Monday, October 24, 2016

Raytheon completes first AMRAAM-ER missile flight tests from NASAMS air defense system


October 4, 2016 - Raytheon Company has successfully flight-tested the newest variant of the combat-proven AMRAAM® missile from the National Advanced Surface-to-Air Missile System, or NASAMS™, surface-based system. Featuring an enlarged rocket motor and other enhancements, AMRAAM-ER will greatly expand the NASAMS engagement envelope with a 50 percent increase in maximum range and 70 percent increase in maximum altitude.
An AMRAAM-Extended Range missile is fired from a NASAMS launcher, successfully engaging and destroying a target drone during a flight test at the Andoya Space Center in Norway.
The live-fire shot verified that the complete system – including the AMRAAM-ER missile, NASAMS missile launcher, Sentinel Radar and the Fire Distribution Center, or FDC – worked seamlessly together to engage and destroy a target drone with a live-warhead-equipped missile.
"AMRAAM-ER combines the guidance section and warhead from AMRAAM with the rocket motor from the Evolved Sea Sparrow Missile to affordably boost the NASAMS capability," said Dr. Taylor W. Lawrence, president of Raytheon Missiles Systems. "We believe it's an ideal solution for ground-based air defense customers worldwide."
Norwegian military NASAMS operators conducted the test. They controlled and employed the AMRAAM-ER missile from an upgraded FDC, proving the effectiveness of the missile when matched with the NASAMS launcher.
Designed specifically for ground-based air defense, NASAMS is owned by seven countries and has been used by the U.S. National Capital Region's air defense system since 2005. Manufactured by Raytheon and Kongsberg, NASAMS is the most widely used short-and medium-range air defense system in NATO. In addition to the U.S., it is in service in Norway, Finland, Spain, The Netherlands and one undisclosed country.
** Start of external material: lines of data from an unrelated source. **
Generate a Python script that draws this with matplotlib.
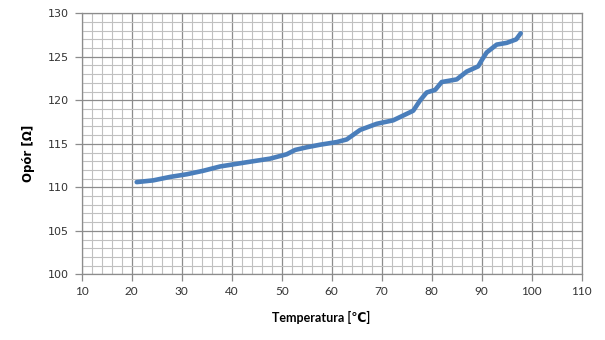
import numpy as np
import matplotlib.pyplot as plt
from matplotlib.ticker import MultipleLocator

# values
temperature = [21.0, 24.3, 27.7, 31.0, 34.3, 37.7, 41.0, 44.3, 47.7, 51.0, 52.7, 55.0,
               57.7, 61.0, 63.0, 65.7, 69.0, 72.3, 76.3, 77.7, 79.0, 80.7, 82.0, 85.0,
               87.0, 89.3, 90.0, 91.0, 93.0, 95.0, 96.9, 97.8]
resistance = [110.6, 110.8, 111.2, 111.5, 111.9, 112.4, 112.7, 113.0, 113.3, 113.8, 114.3, 114.6,
              114.9, 115.2, 115.5, 116.6, 117.3, 117.7, 118.8, 120.0, 120.9, 121.2, 122.1, 122.4,
              123.3, 123.9, 124.6, 125.5, 126.4, 126.6, 127.0, 127.7]

x_label = 'Temperatura [℃]'
y_label = 'Opór [Ω]'

fig = plt.figure(figsize=(6.05, 3.4), dpi=100)
ax = fig.add_axes([0.135, 0.193, 0.8265, 0.768])

ax.set_xlim(10, 110)
ax.set_ylim(100, 130)
ax.xaxis.set_major_locator(MultipleLocator(10))
ax.xaxis.set_minor_locator(MultipleLocator(2))
ax.yaxis.set_major_locator(MultipleLocator(5))
ax.yaxis.set_minor_locator(MultipleLocator(1))

ax.grid(which='minor', color='#c0c0c0', linewidth=0.8, zorder=0)
ax.grid(which='major', color='#8c8c8c', linewidth=0.9, zorder=0)
ax.set_axisbelow(True)

for s in ax.spines.values():
    s.set_color('#8c8c8c')
    s.set_linewidth(0.9)

ax.tick_params(which='major', length=5, color='#8c8c8c', width=0.9)
ax.tick_params(which='minor', length=0)
ax.tick_params(axis='x', labelsize=8.5, pad=3.5)
ax.tick_params(axis='y', labelsize=8, pad=4)
for lbl in ax.get_xticklabels():
    lbl.set_family(['Lato', 'DejaVu Sans'])
    lbl.set_color('#333333')
for lbl in ax.get_yticklabels():
    lbl.set_family('DejaVu Sans')
    lbl.set_color('#333333')

ax.plot(temperature, resistance, color='#4a7ebb', linewidth=3.3,
        solid_capstyle='round', solid_joinstyle='round', zorder=3)

ax.set_xlabel(x_label, fontsize=9, fontweight='bold', family=['Lato', 'DejaVu Sans'])
ax.xaxis.set_label_coords(0.478, -0.142)
ax.set_ylabel(y_label, fontsize=8.5, fontweight='bold', family='DejaVu Sans')
ax.yaxis.set_label_coords(-0.094, 0.463)

fig.savefig('out.png', dpi=100)
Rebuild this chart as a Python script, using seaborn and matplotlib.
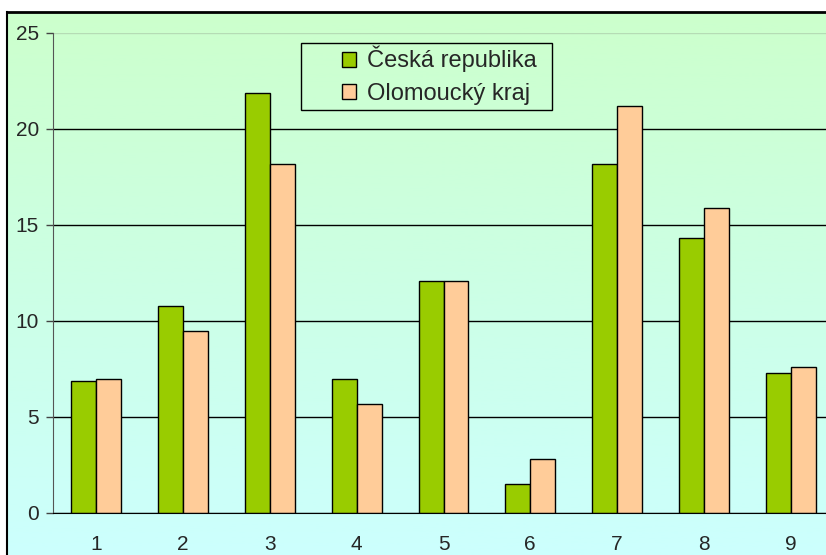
import numpy as np
import pandas as pd
import matplotlib
matplotlib.use("Agg")
import matplotlib.pyplot as plt
from matplotlib.patches import Rectangle
import seaborn as sns

categories = ["1", "2", "3", "4", "5", "6", "7", "8", "9"]
series_names = ["Česká republika", "Olomoucký kraj"]
cr_values = [6.9, 10.8, 21.9, 7.0, 12.1, 1.5, 18.2, 14.3, 7.3]
olk_values = [7.0, 9.5, 18.2, 5.7, 12.1, 2.8, 21.2, 15.9, 7.6]
y_ticks = [0, 5, 10, 15, 20, 25]

df = pd.DataFrame({
    "kategorie": categories * 2,
    "hodnota": cr_values + olk_values,
    "oblast": [series_names[0]] * len(categories) + [series_names[1]] * len(categories),
})

sns.set_style("white")
plt.rcParams["font.family"] = ["Liberation Sans", "DejaVu Sans"]

W, H = 826, 555
fig = plt.figure(figsize=(W / 100, H / 100), dpi=100)
fig.patch.set_facecolor("white")

# gradient background of the chart area (light green -> light cyan)
bg = fig.add_axes([7 / W, -0.02, 1.0, (H - 12) / H + 0.02])
grad = np.linspace(0, 1, 256).reshape(-1, 1)
top = np.array([204, 255, 204]) / 255
bottom = np.array([204, 255, 255]) / 255
img = top[None, None, :] * (1 - grad[:, :, None]) + bottom[None, None, :] * grad[:, :, None]
bg.imshow(img, aspect="auto", extent=[0, 1, 0, 1])
bg.set_xticks([])
bg.set_yticks([])
for side in ["right", "bottom"]:
    bg.spines[side].set_visible(False)
bg.spines["left"].set_color("black")
bg.spines["left"].set_linewidth(1.5)
bg.spines["top"].set_color("black")
bg.spines["top"].set_linewidth(2)

ax = fig.add_axes([53 / W, (H - 513) / H, (834 - 53) / W, (513 - 33) / H])
ax.set_facecolor("none")

sns.barplot(data=df, x="kategorie", y="hodnota", hue="oblast",
            palette=["#99CC00", "#FFCC99"], width=0.575, gap=0,
            edgecolor="black", linewidth=1, saturation=1, ax=ax)

ax.set_ylim(0, 25)
ax.set_xlim(-0.5, len(categories) - 0.5)
ax.set_yticks(y_ticks)
ax.set_yticklabels([str(t) for t in y_ticks], fontsize=15)
ax.set_xticks(range(len(categories)))
ax.set_xticklabels(categories, fontsize=15)
ax.set_xticks(np.arange(0.5, len(categories) - 0.5), minor=True)
ax.tick_params(axis="x", which="major", length=0, pad=16)
ax.tick_params(axis="x", which="minor", length=5, direction="out", color="#333333", width=1)
ax.tick_params(axis="y", length=5, direction="out", color="#444444", width=1, pad=5, left=True)
ax.set_xlabel("")
ax.set_ylabel("")

ax.set_axisbelow(True)
ax.yaxis.grid(True, color="black", linewidth=1)
for t, gl in zip(ax.get_yticks(), ax.get_ygridlines()):
    if t == 25:
        gl.set_color("#b5dcb5")

sns.despine(ax=ax, top=True, right=True)
ax.spines["left"].set_color("#555555")
ax.spines["bottom"].set_color("black")

# legend entries without frame, frame drawn separately (wide left padding like the original)
leg = ax.legend(loc="upper left", bbox_to_anchor=(342 / W, 1 - 46 / H),
                bbox_transform=fig.transFigure, borderaxespad=0, borderpad=0,
                fontsize=17, frameon=False, handlelength=0.6, handleheight=0.6,
                handletextpad=0.45, labelspacing=0.45)
for h in leg.legend_handles:
    h.set_edgecolor("black")
fig.patches.append(Rectangle((301 / W, 1 - 110 / H), (552 - 301) / W, (110 - 43) / H,
                             transform=fig.transFigure, fill=False,
                             edgecolor="black", linewidth=1))

fig.savefig("out.png", dpi=100)
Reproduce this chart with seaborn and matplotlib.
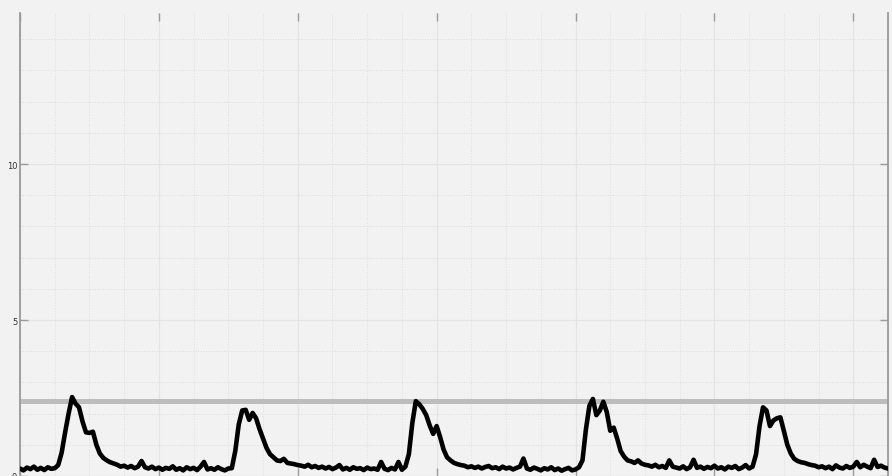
import numpy as np
import matplotlib
matplotlib.use("Agg")
import matplotlib.pyplot as plt
import seaborn as sns
from matplotlib.ticker import MultipleLocator

# sampling step of the trace (seconds)
SAMPLE_STEP = 0.25
THRESHOLD = 2.4

X_LIMITS = (0, 62.5)
Y_LIMITS = (0, 14.84)

# trace values (baseline / peak segments)
baseline_a = [0.24, 0.18, 0.27, 0.22, 0.30, 0.20, 0.26, 0.19, 0.28, 0.23]
peak_1 = [0.25, 0.35, 0.75, 1.40, 2.00, 2.53, 2.32, 2.20, 1.75, 1.40, 1.38,
          1.42, 1.00, 0.72, 0.58, 0.50, 0.44, 0.40, 0.36, 0.30, 0.33]
baseline_b = [0.27, 0.32, 0.25, 0.30, 0.48, 0.28, 0.24, 0.30, 0.22, 0.27,
              0.20, 0.26, 0.23, 0.31, 0.20, 0.25, 0.18, 0.28, 0.22, 0.26,
              0.19, 0.30, 0.45, 0.21, 0.25, 0.20, 0.28, 0.22, 0.18, 0.24]
peak_2 = [0.25, 0.80, 1.65, 2.10, 2.12, 1.80, 2.02, 1.85, 1.50, 1.20,
          0.90, 0.70, 0.60, 0.50, 0.48, 0.55, 0.42, 0.40, 0.38, 0.35]
baseline_c = [0.33, 0.30, 0.36, 0.28, 0.32, 0.26, 0.30, 0.24, 0.29, 0.22,
              0.27, 0.35, 0.21, 0.26, 0.20, 0.28, 0.23, 0.25, 0.19, 0.27,
              0.22, 0.24, 0.20, 0.45, 0.23, 0.19, 0.26, 0.21, 0.45, 0.20]
peak_3 = [0.30, 0.70, 1.70, 2.40, 2.30, 2.15, 1.95, 1.62, 1.35, 1.60,
          1.25, 0.85, 0.60, 0.50, 0.42, 0.38, 0.35]
baseline_d = [0.33, 0.28, 0.31, 0.26, 0.30, 0.24, 0.29, 0.32, 0.25, 0.28,
              0.22, 0.30, 0.24, 0.27, 0.21, 0.26, 0.30, 0.56, 0.24, 0.20,
              0.27, 0.23, 0.18, 0.25, 0.21, 0.28, 0.19, 0.24, 0.17, 0.22,
              0.26, 0.18, 0.21]
peak_4 = [0.28, 0.50, 1.50, 2.25, 2.47, 1.95, 2.10, 2.38, 2.05, 1.45,
          1.55, 1.20, 0.80, 0.62, 0.50, 0.47, 0.42, 0.50, 0.40, 0.36]
baseline_e = [0.34, 0.30, 0.36, 0.28, 0.32, 0.26, 0.50, 0.30, 0.27, 0.24,
              0.31, 0.22, 0.28, 0.52, 0.26, 0.30, 0.23, 0.29, 0.25, 0.33,
              0.24, 0.28, 0.21, 0.30, 0.26, 0.32, 0.22, 0.27, 0.35, 0.24]
peak_5 = [0.30, 0.70, 1.60, 2.20, 2.10, 1.60, 1.78, 1.85, 1.88, 1.45,
          1.00, 0.72, 0.55, 0.48, 0.44, 0.42, 0.38, 0.35]
baseline_f = [0.33, 0.28, 0.31, 0.25, 0.30, 0.22, 0.34, 0.27, 0.24, 0.32,
              0.26, 0.30, 0.45, 0.28, 0.36, 0.30, 0.25, 0.52, 0.29, 0.33,
              0.27, 0.24]

BG = '#f2f2f2'


def build_signal():
    parts = [baseline_a, peak_1, baseline_b, peak_2, baseline_c, peak_3,
             baseline_d, peak_4, baseline_e, peak_5, baseline_f]
    values = []
    for p in parts:
        values.extend(p)
    return np.array(values)


def plot_trace(signal):
    sns.set_theme(style="whitegrid")
    plt.rcParams['font.family'] = ['DejaVu Sans']

    fig = plt.figure(figsize=(8.92, 4.77), dpi=100, facecolor=BG)
    ax = fig.add_axes([20 / 892, 0.0, 868 / 892, 463 / 477])
    ax.set_facecolor(BG)

    t = np.arange(len(signal)) * SAMPLE_STEP

    ax.axhline(THRESHOLD, color='#bdbdbd', linewidth=3.6, zorder=2)
    sns.lineplot(x=t, y=signal, ax=ax, color='black', linewidth=3.3,
                 zorder=3, solid_joinstyle='round')

    ax.set_xlim(*X_LIMITS)
    ax.set_ylim(*Y_LIMITS)
    ax.xaxis.set_major_locator(MultipleLocator(10))
    ax.xaxis.set_minor_locator(MultipleLocator(2.5))
    ax.yaxis.set_major_locator(MultipleLocator(5))
    ax.yaxis.set_minor_locator(MultipleLocator(1))

    ax.grid(which='major', color='#e4e4e4', linewidth=0.9, linestyle='-')
    ax.grid(which='minor', color='#dddddd', linewidth=0.7, linestyle=':')
    ax.set_axisbelow(True)

    ax.tick_params(which='major', direction='in', length=6, width=1.0,
                   color='#9a9a9a', top=True, bottom=True, left=True,
                   right=True, labelsize=6, labelcolor='#333333', pad=2)
    ax.tick_params(which='minor', length=0)
    ax.tick_params(axis='x', labelbottom=False)

    for side in ['left', 'right']:
        ax.spines[side].set_visible(True)
        ax.spines[side].set_color('#9a9a9a')
        ax.spines[side].set_linewidth(1.3)
    ax.spines['top'].set_visible(False)
    ax.spines['bottom'].set_visible(False)

    ax.set_xlabel('')
    ax.set_ylabel('')

    fig.savefig('out.png', dpi=100, facecolor=BG)


def main():
    signal = build_signal()
    plot_trace(signal)


if __name__ == "__main__":
    main()
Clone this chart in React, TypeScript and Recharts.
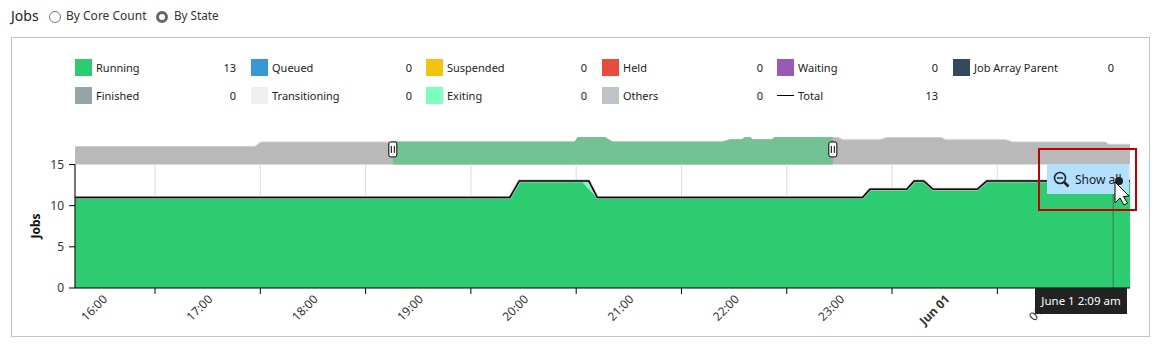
import React from 'react';
import {
    ComposedChart, AreaChart, Area, Line, XAxis, YAxis, CartesianGrid, ReferenceLine, ReferenceDot,
} from 'recharts';

const FONT = '"Noto Sans", "Open Sans", sans-serif';

// Legend
const legendNames = ['Running', 'Queued', 'Suspended', 'Held', 'Waiting', 'Job Array Parent', 'Finished', 'Transitioning', 'Exiting', 'Others', 'Total'];
const legendColors = ['#2ecc71', '#3498db', '#f1c40f', '#e74c3c', '#9b59b6', '#34495e', '#95a5a6', '#ecf0f1', '#7fffbf', '#bdc3c7', '#000000'];
const legendValues = [13, 0, 0, 0, 0, 0, 0, 0, 0, 0, 13];
const legendColumns = [75, 251, 426, 602, 777, 953];

// Main chart, x in hours on the labelled axis
const hours = [15.24, 19.37, 19.46, 20.05, 20.12, 20.2, 22.72, 22.79, 23.14, 23.21, 23.3, 23.39, 23.81, 23.9, 25.26];
const running = [11, 11, 13, 13, 12.05, 11, 11, 12, 12, 13, 13, 12, 12, 13, 13];
const exiting = [0, 0, 0, 0, 0.95, 0, 0, 0, 0, 0, 0, 0, 0, 0, 0];
const others = [0, 0, 0, 0, 0, 0, 0, 0, 0, 0, 0, 0, 0, 0, 0];
const total = [11, 11, 13, 13, 13, 11, 11, 12, 12, 13, 13, 12, 12, 13, 13];

const xTicks = [16, 17, 18, 19, 20, 21, 22, 23, 24, 25];
const xLabels = ['16:00', '17:00', '18:00', '19:00', '20:00', '21:00', '22:00', '23:00', 'Jun 01', '01:00'];
const yTicks = [0, 5, 10, 15];

// Navigator strip, x in hours from its left edge
const navHours = [0, 4.09, 4.23, 11.37, 11.44, 12.06, 12.22, 14.74, 14.9, 15.17, 15.24, 15.35, 15.42, 15.85, 15.92, 17.36, 17.47, 18.31, 18.47, 19.7, 19.81, 21.18, 21.32, 23.45, 23.5, 24];
const navTotal = [8, 8, 10, 10, 12, 12, 10, 10, 11, 11, 12, 12, 11, 11, 12, 12, 11, 11, 12, 12, 11, 11, 10, 10, 9, 9];
const selHours = [7.23, 11.37, 11.44, 12.06, 12.22, 14.74, 14.9, 15.17, 15.24, 15.35, 15.42, 15.85, 15.92, 17.24];
const selTotal = [10, 10, 12, 12, 10, 10, 11, 11, 12, 12, 11, 11, 12, 12];

const rows = hours.map((h, i) => ({ h, running: running[i], exiting: exiting[i], others: others[i], total: total[i] }));
const navRows = navHours.map((h, i) => ({ h, v: navTotal[i] }));
const selRows = selHours.map((h, i) => ({ h, v: selTotal[i] }));

function TimeTick({ x, y, payload }: any) {
    const i = xTicks.indexOf(payload.value);
    const label = xLabels[i];
    return (
        <text
            transform={`translate(${x - 47}, ${y + 4}) rotate(-45)`}
            textAnchor="end"
            fontSize={12}
            fontFamily={FONT}
            fontWeight={label === 'Jun 01' ? 700 : 400}
            fill="#333"
        >
            {label}
        </text>
    );
}

function JobsLabel() {
    return (
        <text transform="translate(40, 226) rotate(-90)" textAnchor="middle" fontSize={12} fontWeight={700} fontFamily={FONT} fill="#111">
            Jobs
        </text>
    );
}

function NavHandle({ cx, cy }: any) {
    return (
        <g>
            <rect x={cx - 4} y={cy - 7.5} width={8} height={15} rx={2} fill="#fff" stroke="#000" strokeWidth={1} />
            <line x1={cx - 1.5} x2={cx - 1.5} y1={cy - 3.5} y2={cy + 3.5} stroke="#000" />
            <line x1={cx + 1.5} x2={cx + 1.5} y1={cy - 3.5} y2={cy + 3.5} stroke="#000" />
        </g>
    );
}

function Radio({ left, checked }: { left: number; checked?: boolean }) {
    return (
        <span style={{
            position: 'absolute', left, top: 11, width: 12, height: 12, borderRadius: '50%', boxSizing: 'border-box',
            background: '#fff', border: checked ? '3px solid #666' : '1px solid #777',
        }} />
    );
}

function Legend() {
    return (
        <>
            {legendNames.map((name, i) => {
                const left = legendColumns[i % 6];
                const top = i < 6 ? 59 : 87;
                return (
                    <div key={name} style={{ position: 'absolute', left, top, width: 161, height: 17, fontSize: 11, lineHeight: '18px', color: '#222' }}>
                        {name === 'Total'
                            ? <span style={{ position: 'absolute', left: 0, top: 8, width: 17, height: 1, background: '#000' }} />
                            : <span style={{ position: 'absolute', left: 0, top: 0, width: 17, height: 17, background: legendColors[i] }} />}
                        <span style={{ position: 'absolute', left: 21 }}>{name}</span>
                        <span style={{ position: 'absolute', right: 0 }}>{legendValues[i]}</span>
                    </div>
                );
            })}
        </>
    );
}

export default function App() {
    return (
        <div style={{ position: 'absolute', left: 0, top: 0, width: 1161, height: 352, background: '#fff', fontFamily: FONT, overflow: 'hidden' }}>
            <div style={{ position: 'absolute', left: 11, top: 6, fontSize: 14, color: '#222' }}>Jobs</div>
            <Radio left={49} />
            <div style={{ position: 'absolute', left: 66, top: 7, fontSize: 12, color: '#333' }}>By Core Count</div>
            <Radio left={156} checked />
            <div style={{ position: 'absolute', left: 174, top: 7, fontSize: 11.7, color: '#333' }}>By State</div>
            <div style={{ position: 'absolute', left: 11, top: 37, width: 1137, height: 298, border: '1px solid #c4c4c4' }} />

            <Legend />

            <div style={{ position: 'absolute', left: 0, top: 0 }}>
                <AreaChart width={1161} height={165} margin={{ top: 128.5, right: 31, bottom: 0.5, left: 75 }}>
                    <XAxis dataKey="h" type="number" domain={[0, 24]} hide />
                    <YAxis type="number" domain={[0, 16]} hide />
                    <Area data={navRows} dataKey="v" type="linear" fill="#b9b9b9" fillOpacity={1} stroke="#cfcfcf" isAnimationActive={false} />
                    <Area data={selRows} dataKey="v" type="linear" fill="#74c294" fillOpacity={1} stroke="#74c294" isAnimationActive={false} />
                    <ReferenceDot x={7.23} y={6.7} shape={NavHandle} ifOverflow="visible" />
                    <ReferenceDot x={17.24} y={6.7} shape={NavHandle} ifOverflow="visible" />
                </AreaChart>
            </div>

            <div style={{ position: 'absolute', left: 0, top: 0 }}>
                <ComposedChart width={1161} height={352} data={rows} margin={{ top: 164.5, right: 31, bottom: 0, left: 0 }}>
                    <CartesianGrid vertical horizontal={false} stroke="#dcdcdc" />
                    <XAxis
                        dataKey="h"
                        type="number"
                        domain={[15.24, 25.26]}
                        ticks={xTicks}
                        tick={<TimeTick />}
                        tickSize={6}
                        height={64}
                        interval={0}
                        axisLine={{ stroke: '#000' }}
                        tickLine={{ stroke: '#000' }}
                    />
                    <YAxis
                        type="number"
                        domain={[0, 15]}
                        ticks={yTicks}
                        width={75}
                        tickSize={6}
                        tickMargin={5}
                        axisLine={{ stroke: '#000' }}
                        tickLine={{ stroke: '#000' }}
                        tick={{ fontSize: 12, fontFamily: FONT, fill: '#333' }}
                        label={<JobsLabel />}
                    />
                    <Area dataKey="running" stackId="jobs" type="linear" fill="#2ecc71" fillOpacity={1} stroke="none" isAnimationActive={false} />
                    <Area dataKey="exiting" stackId="jobs" type="linear" fill="#7fffbf" fillOpacity={1} stroke="none" isAnimationActive={false} />
                    <Area dataKey="others" stackId="jobs" type="linear" fill="#bdc3c7" fillOpacity={1} stroke="#bdc3c7" strokeWidth={3} isAnimationActive={false} />
                    <Line dataKey="total" type="linear" stroke="#000" strokeWidth={1.5} dot={false} isAnimationActive={false} />
                    <ReferenceLine x={25.1} stroke="#2f7d55" />
                </ComposedChart>
            </div>

            {/* Show all button, red marker, cursor and time tooltip sit over the plot */}
            <div style={{ position: 'absolute', left: 1047, top: 164, width: 82, height: 30, background: '#b3e0ff', fontSize: 12, lineHeight: '31px', color: '#222' }}>
                <svg width={17} height={17} style={{ position: 'absolute', left: 6, top: 7 }}>
                    <circle cx={7} cy={7} r={5.5} fill="none" stroke="#222" strokeWidth={1.6} />
                    <line x1={4} x2={10} y1={7} y2={7} stroke="#222" strokeWidth={1.4} />
                    <line x1={11} x2={15.5} y1={11} y2={15.5} stroke="#222" strokeWidth={2.6} />
                </svg>
                <span style={{ position: 'absolute', left: 28, whiteSpace: 'nowrap' }}>Show all</span>
            </div>
            <div style={{ position: 'absolute', left: 1038, top: 148, width: 99, height: 63, boxSizing: 'border-box', border: '2.5px solid #c00000' }} />
            <svg width={40} height={40} style={{ position: 'absolute', left: 1105, top: 170 }}>
                <circle cx={14} cy={11} r={4} fill="#222" />
                <polygon points="10,12 10,33 15,28 19,35 22.5,33 18.5,26.5 24,26" fill="#fff" stroke="#000" strokeWidth={1} />
            </svg>
            <div style={{ position: 'absolute', left: 1035, top: 288, width: 92, height: 26, background: '#222', color: '#fff', fontSize: 11.5, lineHeight: '26px', textAlign: 'center', whiteSpace: 'nowrap' }}>
                June 1 2:09 am
            </div>
        </div>
    );
}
It is also currently in production for Oman.
"NASAMS with AMRAAM-ER gives lower-tier defenses additional capability against threats such as cruise missiles, aircraft and drones," said Wes Kremer, president of Raytheon Integrated Defense Systems.

Raytheon completed extensive lab testing on the AMRAAM-ER in 2015, enabling the company to move forward with launcher and system integration.